El Salto: un calvario de peste y enfermedad
Las autoridades dicen que la solución ya está en marcha, pero los vecinos del río Santiago siguen sufriendo su peligrosa suciedad.
El camino entre El Salto y Guadalajara es largo y lento a veces. En algunos sitios, los días se repiten: el lunes da lo mismo que el domingo, o el miércoles de invierno, o de verano, pues la gente que vive en La Azucena o en Jardines del Castillo no puede distinguir uno de otro debido a los mosquitos y a la peste diario, gracias al canal de El Ahogado o al río Santiago, que los gobiernos no han empezado a limpiar.
Judith Vique Luna ha vivido en Jardines del Castillo durante dos años y asegura que ese lugar revivió una enfermedad que la acosó: el cáncer. Hace seis años se lo detectaron y se le practicó una mastectomía que cubrió su seguro. Desde entonces, años de recuperación hicieron germinar en ella el anhelo de que reconstruyeran su seno derecho. Ya se creía del otro lado cuando descubrió el regreso de la enfermedad, ahora más férrea, pues le brotó en los huesos. Acaso células malignas fueron fecundadas por lo que se esconde en el agua, porque en estos años Judith mantuvo su enfermedad controlada.
Ella vive a menos de 50 metros del canal de El Ahogado, que bien puede considerarse el río Aqueronte, pues sus aguas dan abrigo a los metales pesados de las industrias apostadas en sus orillas, mortíferos para los humanos.
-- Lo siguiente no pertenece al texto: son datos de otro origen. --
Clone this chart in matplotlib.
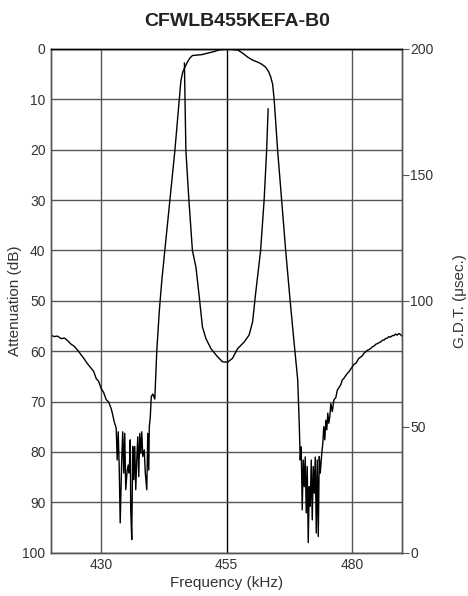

Las autoridades juran y perjuran que esta hipótesis no tiene fundamento, pero para nadie es descabellado suponer que algunas sustancias se hayan filtrado hasta los mantos freáticos de donde los habitantes obtienen su agua: se bañan, lavan y cuecen sus alimentos en los líquidos de sus pozos.
“Los niños se levantan a medianoche y quieren vomitar”, comentó Judith, quien aseguró que han llegado a llorar por la sensación y los dolores de cabeza que aquellos fétidos olores les provocan, como a huevo podrido: el que despide el ácido sulfúrico.
Como parte de un patrón, algunas de sus vecinas padecen de insuficiencia renal; a los niños les brotan manchas (como a su hijo, a quien también le salieron ronchas aquella vez que jugó en su alberca inflable); su marido constantemente sufre de picazón en los ojos, pero no se va la comezón, a pesar de que cada mañana se los lava... Pero las autoridades sanitarias aseguran que el cáncer y las demás enfermedades comunes por esos lares no se salen de la media nacional. Nada que temer.
Ella y su familia llegaron a ciegas (como otras almas ingenuas) a aquel fraccionamiento, sin saber lo cerca que estaban de esa cloaca industrial, ya que el fraccionador escondió el canal tras una loma artificial.
Llegaron ahí por la cercanía al trabajo de su marido, pero lo despidieron hace unos meses. Sin dinero y sin seguro, Judith no pudo costear el tratamiento de más de cinco mil pesos de quimioterapia, por lo que acudió al Seguro Popular, donde le solicitaron unos estudios: “Mil seiscientos pesos me pidieron”. No los tenía. Fue a solicitar el apoyo de su alcalde Joel González. Se lo negó.
Su marido ahora vende nieve raspada y su ingreso semanal es de 700 pesos. No saben qué harán cuando el seguro del Infonavit se agote y tengan que pagar de nuevo los 1,600 pesos de la mensualidad de la casa, pues aún les restan 18 años de pagos.
A estas alturas, los huesos le duelen. Ella tiene que ir cada mes a la ciudad, al Hospital Civil, para surtir su medicamento, pero no soporta los latigazos de las unidades de transporte: “Ya ves cómo van los camiones, no saben si llevan enfermos o no”.
Acaso el sacrificio de estas personas sirva para la purificación de las aguas.